Awesome!  Worked well; thanks very much for sharing your experience!

Paul


----------



## Warship (Dec 3, 2011)

No problem at all, you're quite welcome.
Stick around MrExcel and you'l find plenty of tips/tricks!


----------



## aubol (May 6, 2015)

I am also trying to batch print a series of webpages / URLs that I have in a column in my Excel sheet. The URLs are in column A ... can you provide a bit more of a tutorial? I believe I am having a problem with the range;   ie.navigate Range("A1:A7")  . I am getting a run time error '13' type mismatch. Thank you in advance.


----------



## endwood (May 27, 2015)

What about changing this macro to open firefox instead?
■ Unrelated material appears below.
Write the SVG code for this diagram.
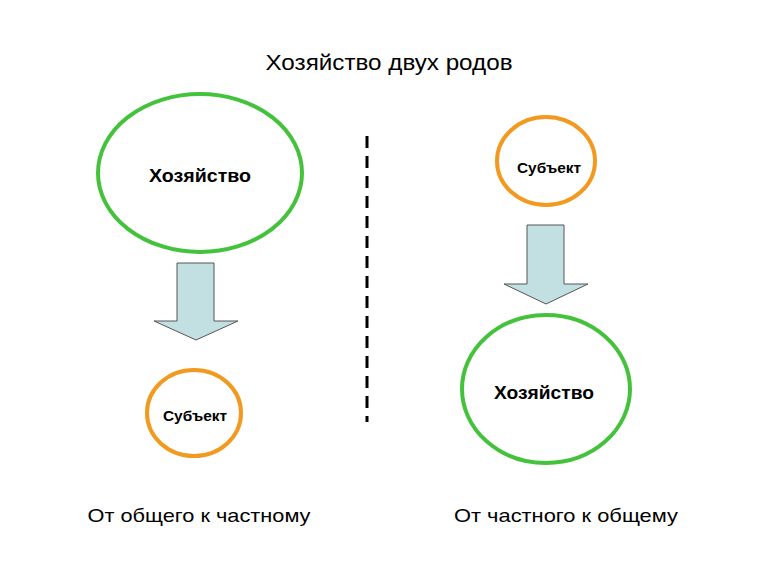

Can someone give feedback on how to do that?


----------



## Watchdawg (Aug 15, 2018)

Hey Warship, following you has gotten me as close as anything so far on my issue.  It's much the same as this issue, however, in my case the same failure did not go away.  My module is supposed to print a pdf that pulls up in internet explorer.  It pulls the pdf up with no issue at all, but then halts at IE.ExecWB 6, 2.  It's supposed to print the PDF without prompting the user for any additional input and then close the browser, but this is as far as I've gotten.  Here's a the module:

              Const OLECMDID_PRINT = 6
Const OLECMDEXECOPT_DONTPROMPTUSER = 1
Const PRINT_WAITFORCOMPLETION = 2
Sub Sample(addr As String)
Dim IE As InternetExplorerMedium
Set IE = New InternetExplorerMedium
IE.Navigate addr
IE.Visible = 1

Do While IE.Busy
  DoEvents
Loop
IE.ExecWB 6, 2 
Application.Wait (Now + TimeValue("0:00:03"))
'OLECMDID_PRINT, OLECMDEXECOPT_DONTPROMPTUSER
ErrorTimeOut:
    Set IE = Nothing

End Sub


----------



## farhan08 (Apr 21, 2019)

pbroadmeadow said:


> Awesome!  Worked well; thanks very much for sharing your experience!
> 
> Paul



Can you guide how you setup *IE.navigate Range("Recall_URL") *on excel worksheet? cuz its giving me Type Mismatch error.


----------



## pbroadmeadow (Dec 3, 2011)

Hello all!  I am trying to use a macro in Excel to open a website (the URL is a named range in a worksheet) and then print the web page.  I am able to open the webpage with the following code:

Sub View_Tech_Recalls()
Set ie = CreateObject("InternetExplorer.Application")
ie.navigate Range("Recall_URL")
ie.StatusBar = False
ie.Toolbar = True
ie.Visible = True
ie.Resizable = True
ie.AddressBar = False
End Sub

What do I need to add in order to print the open web page?

Thanks for your help!

Paul


----------



## Macropod (Apr 21, 2019)

farhan08: Kindly don't resurrect long-since dormant threads just to hijack it with an unrelated question. Start a new thread instead. Thread closed.


----------